Apesar disso, Almeida também concorda que os preços do milho já tiveram o seu pior momento e não devem voltar a cair.

Já Frederico Humberg, CEO da trading AgriBrasil, acredita que os efeitos dos bombardeios russos na Ucrânia nas cotações de grãos, especialmente do milho, devem ficar restritos ao curto prazo.

"A Ucrânia está produzindo 25 milhões de toneladas de milho, dos quais 19 milhões de toneladas vinham sendo exportados.
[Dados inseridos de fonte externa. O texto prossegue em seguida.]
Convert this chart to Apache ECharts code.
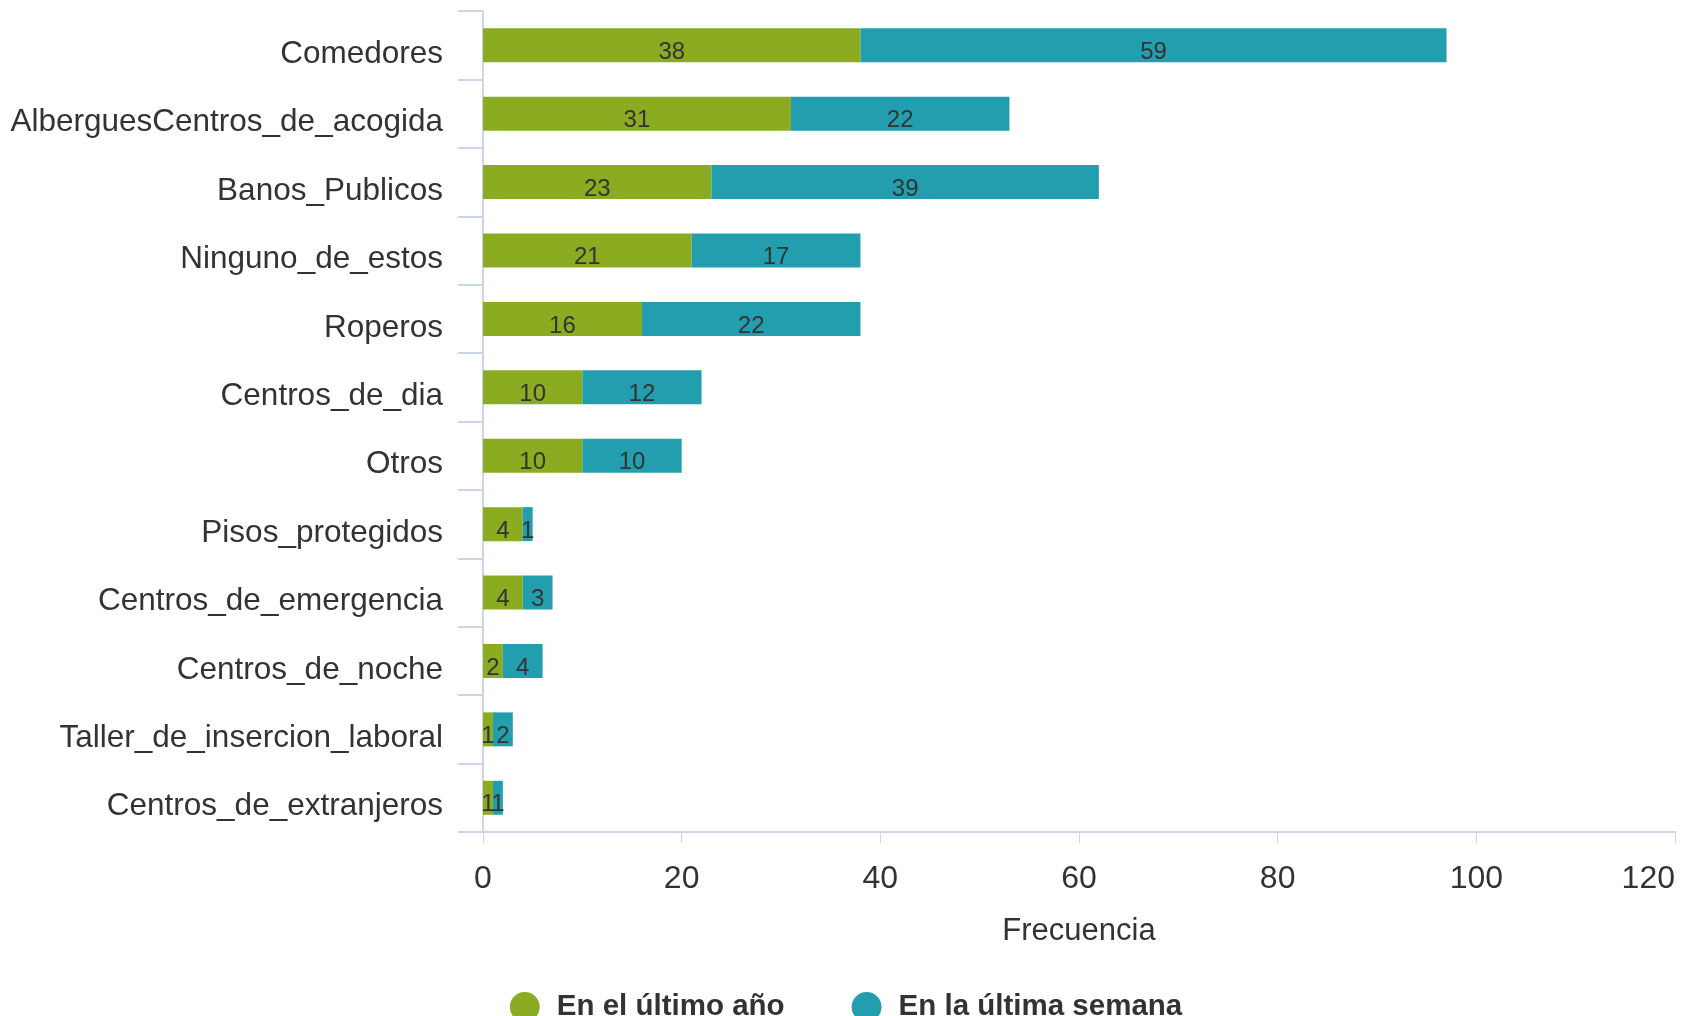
<!DOCTYPE html>
<html>
<head>
<meta charset="utf-8">
<script src="https://cdn.jsdelivr.net/npm/echarts@6/dist/echarts.min.js"></script>
<style>
  html, body { margin: 0; padding: 0; background: #fff; }
  #chart { width: 1692px; height: 1016px; }
</style>
</head>
<body>
<div id="chart"></div>
<script>
// categories, top to bottom
const categories = [
  'Comedores', 'AlberguesCentros_de_acogida', 'Banos_Publicos', 'Ninguno_de_estos',
  'Roperos', 'Centros_de_dia', 'Otros', 'Pisos_protegidos',
  'Centros_de_emergencia', 'Centros_de_noche', 'Taller_de_insercion_laboral', 'Centros_de_extranjeros'
];
const ultimoAno = [38, 31, 23, 21, 16, 10, 10, 4, 4, 2, 1, 1];
const ultimaSemana = [59, 22, 39, 17, 22, 12, 10, 1, 3, 4, 2, 1];
const xTicks = [0, 20, 40, 60, 80, 100, 120];

const font = "'Liberation Sans', Arial, sans-serif";
const axisColor = '#ccd6eb';

const chart = echarts.init(document.getElementById('chart'));

const barLabel = {
  show: true,
  position: 'inside',
  color: '#333',
  fontSize: 24,
  fontFamily: font,
  offset: [0, 7]
};

chart.setOption({
  animation: false,
  grid: { left: 483, right: 17, top: 11, bottom: 184, outerBoundsMode: 'none' },
  legend: {
    top: 987,
    left: 'center',
    icon: 'circle',
    itemWidth: 30,
    itemHeight: 30,
    itemGap: 67,
    textStyle: {
      fontSize: 29.5, fontWeight: 'bold', color: '#333', fontFamily: font,
      padding: [0, 0, 0, 12]
    }
  },
  xAxis: {
    type: 'value',
    min: xTicks[0],
    max: xTicks[xTicks.length - 1],
    interval: 20,
    name: 'Frecuencia',
    nameLocation: 'middle',
    nameGap: 84,
    nameTextStyle: { fontSize: 31, color: '#333', fontFamily: font },
    axisLine: { show: true, lineStyle: { color: axisColor, width: 2 } },
    axisTick: { show: true, length: 11, lineStyle: { color: axisColor, width: 1 } },
    axisLabel: {
      fontSize: 32, color: '#333', fontFamily: font, margin: 31,
      alignMaxLabel: 'right'
    },
    splitLine: { show: false }
  },
  yAxis: {
    type: 'category',
    data: categories,
    inverse: true,
    axisLine: { show: true, lineStyle: { color: axisColor, width: 2 } },
    axisTick: { show: true, length: 25, lineStyle: { color: axisColor, width: 2 } },
    axisLabel: {
      fontSize: 31.5, color: '#333', fontFamily: font, margin: 40,
      verticalAlign: 'top', lineHeight: 18
    }
  },
  series: [
    {
      name: 'En el último año',
      type: 'bar',
      stack: 'total',
      barWidth: 34,
      itemStyle: { color: '#8bab21' },
      label: barLabel,
      data: ultimoAno
    },
    {
      name: 'En la última semana',
      type: 'bar',
      stack: 'total',
      barWidth: 34,
      itemStyle: { color: '#229eae' },
      label: barLabel,
      data: ultimaSemana
    }
  ]
});
</script>
</body>
</html>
Com os episódios mais recentes, estimo que as exportações caíam para algo entre 12 milhões e 13 milhões de toneladas", diz Humberg.

No entanto, ele lembra que o Brasil exporta cerca de 55 milhões de toneladas. "Ou seja, uma quebra de 6 milhões ou 7 milhões de toneladas no mercado mundial de milho não fará tanta diferença".

Para Humberg, os fundamentos de oferta e demanda global para o milho não serão alterados, e o mercado está tentando antecipar um cenário de menos milho disponível. "Não acredito que esta alta se mantenha no médio prazo".

Cenário para soja

No mercado da soja, os analistas alertam que há garantias de que os preços sigam firmes ou mantenham a tendência de alta.

As cotações da oleaginosa também vêm se recuperando na última semana com influência do óleo de soja – que muitas vezes concorre com o óleo de girassol restrito do Hemisfério Norte – e principalmente pela piora nas condições climáticas nos Estados Unidos.

Ainda assim, segundo Araújo, o preço da soja para março 24 que já foi de R$ 153 por tonelada no primeiro trimestre deste ano e depois caiu para R$ 130, agora está em R$ 137.

"Recuperou, mas está longe de voltar aos picos que já tivemos", diz Araújo.

O analista da Agrinvest lembra que no último trimestre do ano o Brasil concorre com a soja e o milho norte-americanos, o que traz mais pressão.

"E ainda temos o efeito da demanda chinesa, que está mais fraca devido às margens negativas da suinocultura e da indústria esmagadora por lá", completa.